You are also correct that removing mallocs might not be much of a low-hanging fruit, since it might entail changing a lot of malloc calls rather than just a few, but that doesn't mean the original statement was wrong.

lilyball · on Oct 14, 2016

Fair enough, but it's a good bet that most of those mallocs cannot be replaced with stack allocations.

MaulingMonkey · on Oct 14, 2016

So grab an fixed-size pool allocator. Malloc is very generic, and faster alternatives aren't limited to stack allocators.

EDIT: Or do what the article does, eliminate allocations that were straight up unnecessary (because they were unused, or over-eager deep copies)

nnethercote · on Oct 15, 2016

My post indicates that I've already removed a large chunk of the existing mallocs. The remaining ones are harder, but I expect I'll be able to still remove a decent fraction.

MaulingMonkey · on Oct 14, 2016

> Edit: Why am I being downvoted for this? I'm speaking a factually correct statement. It's not like this is some sort of controversial opinion. If I'm wrong, please tell me why.

Didn't downvote you, and considering you're currently on the top of the replies list, I wouldn't worry about potential misclicks. But I'll bite.

> This is a non-sequitur. If you see a hot function in a profile, that is an indication that you should optimize that function if you can.

This is just as much of a "non-sequitur" - maybe you can optimize that function further, but if it's reached the point of diminishing returns it may not be worth it even if it's technically possible. In-context, there has already been a lot of optimization work put into malloc and free, lots of low hanging fruit is gone.

Further, malloc and free are very generic allocation strategies that generally do a lot of work to try and handle many different cases with OK efficiency. I challenge you to make them as fast as, say, stack allocation - go ahead, I'll wait. Sure, you can't replace all use of a heap with a stack, but most programs I've seen have at least some cases where you could.

And there is actually a way to make malloc and free as fast as a stack - turn your malloc implementation into a pointer increment, and free into a noop. Not appropriate for all tools, but a short lived compiler pass might be able to get away with it! Although it'd possibly cause problems for large 32-bit builds. Regardless - this is also technically no longer a heap.

As such, "Avoiding heap allocations can be a win" seems to be a very true and straightforward reply. Confusingly, you seem to agree with this in your next paragraph despite labeling it a "non-sequitur"? Perhaps you're interpreting this as claiming that avoiding a single heap allocation call site is going to be a significant win? Because that's reading far too much into the statement, IMO.
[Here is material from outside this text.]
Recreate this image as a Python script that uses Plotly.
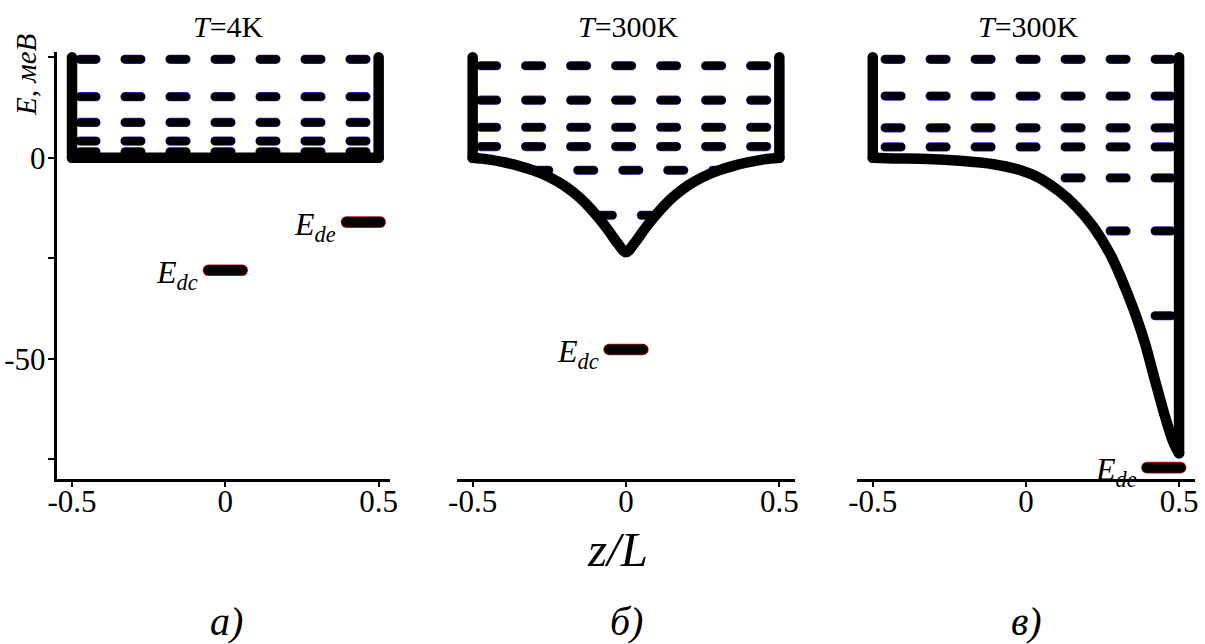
import numpy as np
import plotly.graph_objects as go

# ---------------- data (energies in meV, coordinate z/L) ----------------
# (а) rectangular well, T = 4 K
levels_a = [24.5, 15.2, 8.8, 4.15, 1.5]
E_dc_a = -28.0
E_de_a = -16.0

# (б) T = 300 K, symmetric potential with a cusp at the centre
z_b = [-0.5, -0.45, -0.4, -0.35, -0.3, -0.25, -0.2, -0.15, -0.1, -0.06, -0.03, 0.0,
       0.03, 0.06, 0.1, 0.15, 0.2, 0.25, 0.3, 0.35, 0.4, 0.45, 0.5]
U_b = [0.0, -0.4, -1.1, -2.0, -3.2, -4.8, -7.0, -10.0, -14.0, -17.8, -21.0, -23.5,
       -21.0, -17.8, -14.0, -10.0, -7.0, -4.8, -3.2, -2.0, -1.1, -0.4, 0.0]
levels_b = [22.9, 14.35, 7.6, 2.8, -3.1, -14.3]
E_dc_b = -47.7

# (в) T = 300 K, potential falling towards the right wall
z_c = [-0.5, -0.43, -0.32, -0.215, -0.106, -0.02, 0.046, 0.111, 0.165, 0.22, 0.274,
       0.30, 0.33, 0.36, 0.39, 0.42, 0.45, 0.475, 0.49, 0.5]
U_c = [0.0, -0.15, -0.3, -0.75, -1.6, -3.05, -5.1, -8.5, -12.2, -17.2, -23.8,
       -28.0, -33.5, -39.5, -46.5, -55.0, -63.3, -69.5, -72.2, -73.5]
levels_c = [24.5, 15.35, 7.45, 2.7, -5.0, -18.2, -39.3]
E_de_c = -77.1

x_ticks = [-0.5, 0, 0.5]
x_ticktext = ["-0.5", "0", "0.5"]
y_ticks = [25, 0, -25, -50, -75]
y_ticktext = [" ", "0", " ", "-50", " "]

panel_titles = ["<i>T</i>=4K", "<i>T</i>=300K", "<i>T</i>=300K"]
panel_letters = ["<i>а)</i>", "<i>б)</i>", "<i>в)</i>"]

# ---------------- styling constants ----------------
W, H = 1205, 644
SERIF = "Liberation Serif"
WALL_TOP = 25.0
WALL_W = 10.5
LEVEL_W = 8
LEVEL_DASH = "16px,29px"
INSET = 0.026
BAR_HALF = 0.055
Y_RANGE = [-80.0, 26.4]
Y_DOM = [(H - 479.3) / H, (H - 51.7) / H]

x_domains = [[57 / W, 390 / W], [456.7 / W, 795 / W], [856.7 / W, 1195 / W]]
x_ranges = [[-0.549, 0.537], [-0.552, 0.551], [-0.5525, 0.552]]

fig = go.Figure()


def axes_of(k):
    return ("x", "y") if k == 0 else (f"x{k + 1}", f"y{k + 1}")


def level_span(level, z, U):
    zz = np.linspace(-0.5, 0.5, 4001)
    uu = np.interp(zz, z, U)
    inside = zz[uu <= level]
    left = max(inside.min(), -0.5 + INSET)
    right = min(inside.max(), 0.5 - INSET)
    return left, right


def add_line(k, xs, ys, color, width, dash=None, shape="linear"):
    xa, ya = axes_of(k)
    fig.add_trace(go.Scatter(x=xs, y=ys, mode="lines", xaxis=xa, yaxis=ya,
                             line=dict(color=color, width=width, dash=dash, shape=shape,
                                       smoothing=0.9 if shape == "spline" else None),
                             hoverinfo="skip"))


def add_well(k, z, U, levels, from_right=False):
    for lev in levels:
        left, right = level_span(lev, z, U)
        xs = [right, left] if from_right else [left, right]
        add_line(k, xs, [lev, lev], "#2a2ad0", LEVEL_W + 1.2, LEVEL_DASH)
        add_line(k, xs, [lev, lev], "black", LEVEL_W, LEVEL_DASH)
    # walls
    add_line(k, [-0.5, -0.5], [WALL_TOP, U[0]], "black", WALL_W)
    add_line(k, [0.5, 0.5], [U[-1], WALL_TOP], "black", WALL_W)
    # bottom of the well
    add_line(k, list(z), list(U), "black", WALL_W, shape="spline")


def add_bar(k, x0, x1, e, label):
    xa, ya = axes_of(k)
    add_line(k, [x0, x1], [e, e], "#d01010", 11.6)
    add_line(k, [x0, x1], [e, e], "black", 10)
    fig.add_annotation(x=x0, y=e, xref=xa, yref=ya, text=label, showarrow=False,
                       xanchor="right", yanchor="middle", xshift=-8, yshift=-4,
                       font=dict(family=SERIF, size=32, color="black"))


flat_z = [-0.5, 0.5]
flat_U = [0.0, 0.0]
add_well(0, flat_z, flat_U, levels_a)
add_well(1, z_b, U_b, levels_b)
add_well(2, z_c, U_c, levels_c, from_right=True)

add_bar(0, -BAR_HALF, BAR_HALF, E_dc_a, "<i>E</i><sub><i>dc</i></sub>")
add_bar(0, 0.395, 0.505, E_de_a, "<i>E</i><sub><i>de</i></sub>")
add_bar(1, -BAR_HALF, BAR_HALF, E_dc_b, "<i>E</i><sub><i>dc</i></sub>")
add_bar(2, 0.395, 0.505, E_de_c, "<i>E</i><sub><i>de</i></sub>")

axis_font = dict(family=SERIF, size=31, color="black")
layout = dict(
    width=W, height=H, margin=dict(l=0, r=0, t=0, b=0, autoexpand=False),
    paper_bgcolor="white", plot_bgcolor="white", showlegend=False,
)
for k in range(3):
    sx = "" if k == 0 else str(k + 1)
    layout[f"xaxis{sx}"] = dict(
        domain=x_domains[k], range=x_ranges[k], anchor=f"y{sx}",
        showline=True, linecolor="black", linewidth=2.6,
        ticks="outside", ticklen=5, tickwidth=2, tickcolor="black",
        tickvals=x_ticks, ticktext=x_ticktext, tickfont=axis_font,
        ticklabelstandoff=-12,
        showgrid=False, zeroline=False, fixedrange=True, automargin=False,
    )
    layout[f"yaxis{sx}"] = dict(
        domain=Y_DOM, range=Y_RANGE, anchor=f"x{sx}",
        showgrid=False, zeroline=False, fixedrange=True, automargin=False,
        visible=(k == 0),
        showline=True, linecolor="black", linewidth=3.2,
        ticks="outside", ticklen=6, tickwidth=2, tickcolor="black",
        tickvals=y_ticks, ticktext=y_ticktext, tickfont=axis_font,
        ticklabelstandoff=-4,
    )
fig.update_layout(**layout)

centres = [225.3, 625.7, 1025.7]
for k in range(3):
    fig.add_annotation(x=(centres[k] + 3) / W, y=1 - 26 / H, xref="paper", yref="paper",
                       text=panel_titles[k], showarrow=False,
                       xanchor="center", yanchor="middle",
                       font=dict(family=SERIF, size=30, color="black"))
    fig.add_annotation(x=(centres[k] + 1) / W, y=1 - 621 / H, xref="paper", yref="paper",
                       text=panel_letters[k], showarrow=False,
                       xanchor="center", yanchor="middle",
                       font=dict(family=SERIF, size=40, color="black"))

fig.add_annotation(x=617 / W, y=1 - 549 / H, xref="paper", yref="paper",
                   text="<i>z/L</i>", showarrow=False,
                   xanchor="center", yanchor="middle",
                   font=dict(family=SERIF, size=49, color="black"))
fig.add_annotation(x=26 / W, y=1 - 75 / H, xref="paper", yref="paper",
                   text="<i>E</i>, <i>меВ</i>", textangle=-90, showarrow=False,
                   xanchor="center", yanchor="middle",
                   font=dict(family=SERIF, size=29, color="black"))

# rounded ends and joins on all drawn lines
round_caps = """
var gd = document.getElementById('{plot_id}');
gd.querySelectorAll('.scatterlayer path.js-line').forEach(function (p) {
  p.style.strokeLinecap = 'round';
  p.style.strokeLinejoin = 'round';
});
"""
fig.write_html("out.html", post_script=round_caps, config={"staticPlot": True})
> Getting rid of a handful of calls to this function (or even a few hundred) isn't going to make an appreciable difference. Of course, if you can cut the number of calls in half, then that would be good.

An important note here:

Cutting the number of calls in half could, in theory, involve eliminating one call site (because e.g. the calling code itself is very hot) although this probably isn't the case in the Rust codebase or it'd have been optimized already. Even if we pessimistically assume that we need to eliminate N% of call sites to eliminate N% of calls, the first step to eliminating N% of call sites is to eliminate one call site. The second step is to eliminate a second call site.

lilyball · on Oct 14, 2016

> Didn't downvote you, and considering you're currently on the top of the replies list, I wouldn't worry about potential misclicks. But I'll bite.

Thank you for your reply. At the time I added that edit, I was at -2 points. And I'm only at 1 point right now (and aren't showing up at the top of the stack when I look at the comments page). In any case, the edit did seem to do what I wanted, which was to get replies.

> As such, "Avoiding heap allocations can be a win" seems to be a very true and straightforward reply. Confusingly, you seem to agree with this in your next paragraph despite labeling it a "non-sequitur"? Perhaps you're interpreting this as claiming that avoiding a single heap allocation call site is going to be a significant win? Because that's reading far too much into the statement, IMO.

The way I read it was "malloc is a hot function, therefore you should try to avoid using it". And that's a non-sequitur because the conclusion does not follow from the premise. Whether or not it's a hot function has no bearing on what the cost of an individual call is. And when you identify a hot function in a profile, that doesn't mean you should remove calls to it, that means you should optimize it. If you can't optimize it, then you should charge it to its parent frame. If you take all your un-optimizable hot functions and charge them to their parent frame, then you can see if any new hot functions pop up that can be optimized. e.g. you can't optimize malloc, but if you find one function is calling malloc hundreds or thousands of times, and it doesn't have to, then you can optimize that function (or if it does need all those allocations, you can investigate using alternatives to malloc).

> Even if we pessimistically assume that we need to eliminate N% of call sites to eliminate N% of calls, the first step to eliminating N% of call sites is to eliminate one call site. The second step is to eliminate a second call site.

When talking about a function with many thousands of individual call sites, eliminating them one at a time isn't practical. You need to come with some way to systematically eliminate a lot of them. Of course, if you do the above and charge malloc to its callers then maybe you can identify a small number of call sites that are responsible for a high percentage of calls to malloc.

MaulingMonkey · on Oct 14, 2016

> The way I read it was "malloc is a hot function, therefore you should try to avoid using it".

We agree that's a non-sequiter in the more general case at least ("X is a hot function ...") - but even in the more general case, it's not an error to state that it may be worth avoiding, which would be a more accurate reading IMO. It's an avenue to investigate.

> When talking about a function with many thousands of individual call sites, eliminating them one at a time isn't practical.

I've done it before (refactoring logging macros, static_assert s due to macros conflicting with builtins on new compilers, even fixing up allocation interfaces to better trace call sites, etc.)

It's painful and laborious, but sometimes worthwhile.